Compare device and location splits before drawing conclusions
Aggregate reports can hide major differences between mobile and desktop, or between one city and another. For businesses with local intent, regional service areas, or mobile-heavy traffic, these differences can materially affect lead flow.
A keyword may appear stable overall while dropping sharply on mobile. Another may improve nationally while weakening in a priority city. Reports should make segmentation easy enough to answer whether movement is broad-based or limited to a specific environment.
Where segmented reviews are especially valuable
- Local SEO campaigns across multiple cities
- Franchise or multi-location businesses
- Industries with strong mobile search behavior
- National sites with regional service pages
- Campaigns tied to market expansion
Keyword Rank Monitoring is most commercially useful when it reveals where visibility is changing, not just whether it changed somewhere in aggregate.

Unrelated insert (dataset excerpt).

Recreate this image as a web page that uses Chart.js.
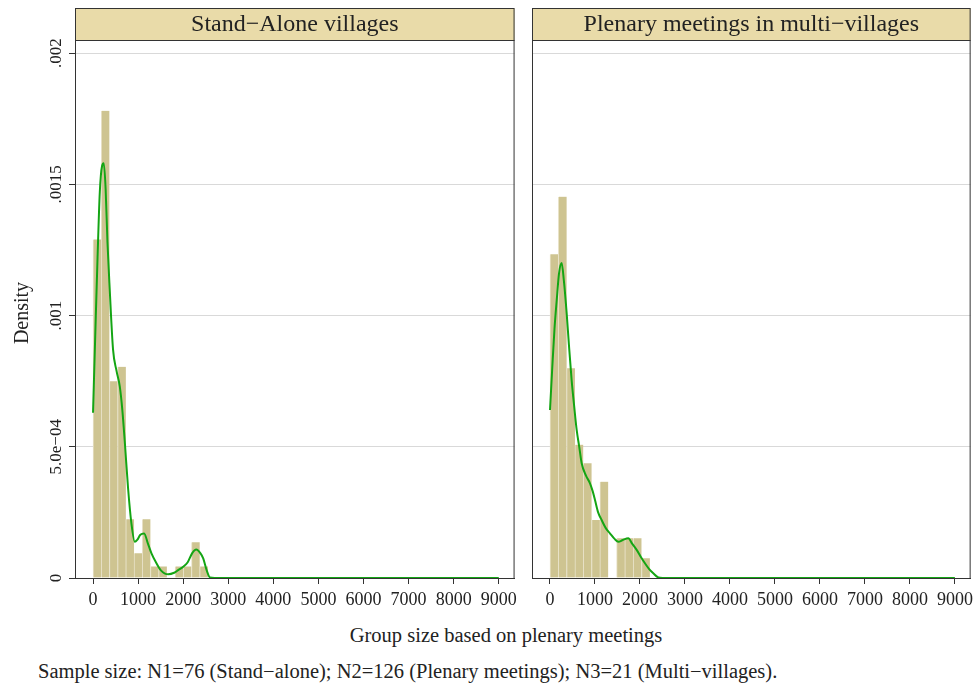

Track competitor displacement, not just your own movement
When rankings shift, the next question is who replaced you or who you overtook. Reports become far more actionable when they show competitor overlap and displacement patterns. If the same competitor repeatedly takes positions across a cluster, that suggests a strategic threat rather than random movement.
Review:
- Which domains entered the top 10 for your priority terms
- Which competitors gained across the same keyword groups
- Whether losses align with new content, stronger page formats, or local page expansion
- Whether SERP features are reducing standard organic visibility
This helps teams decide whether to respond with content improvements, page restructuring, internal link support, or a broader visibility strategy.
Pay close attention to movement alerts after major site changes
Ranking reports are especially valuable around launches, migrations, template changes, content refreshes, and technical fixes. In these periods, movement alerts should be reviewed daily or weekly depending on risk level. The goal is to detect abnormal losses quickly and confirm whether intended improvements are actually producing stable gains.
Useful post-change checks include:
- Keyword groups attached to updated templates
- Pages affected by redirects or URL changes
- Terms linked to revised metadata or on-page copy
- Keywords associated with internal linking updates
- Location pages touched by structural changes
Without this layer of monitoring, teams often discover ranking damage too late, after traffic and conversions have already softened.
Use report priorities that match commercial value
The most effective rank monitoring reports do not treat every keyword equally. Priority should be weighted toward terms and pages that influence pipeline, sales, or strategic visibility. That means combining ranking data with business context.
For example, a small decline on a high-converting service keyword may deserve more attention than a larger gain on a low-intent blog term. Reports should help stakeholders see where movement matters most by aligning tracked keywords with conversion value, page type, and market priority.
What a high-value monitoring view should surface
- Keywords tied to revenue-driving pages
- Near-page-one opportunities with realistic upside
- Stable top performers that need protection
- Volatile rankings that threaten lead volume
- Clusters affected by recent SEO work
- Competitor gains in strategic categories
That is what turns a ranking report from a passive dashboard into a decision tool. Keyword Rank Monitoring should help SEO teams, consultants, and businesses identify meaningful trend shifts early, protect hard-won visibility, and direct effort toward movements that have measurable commercial impact.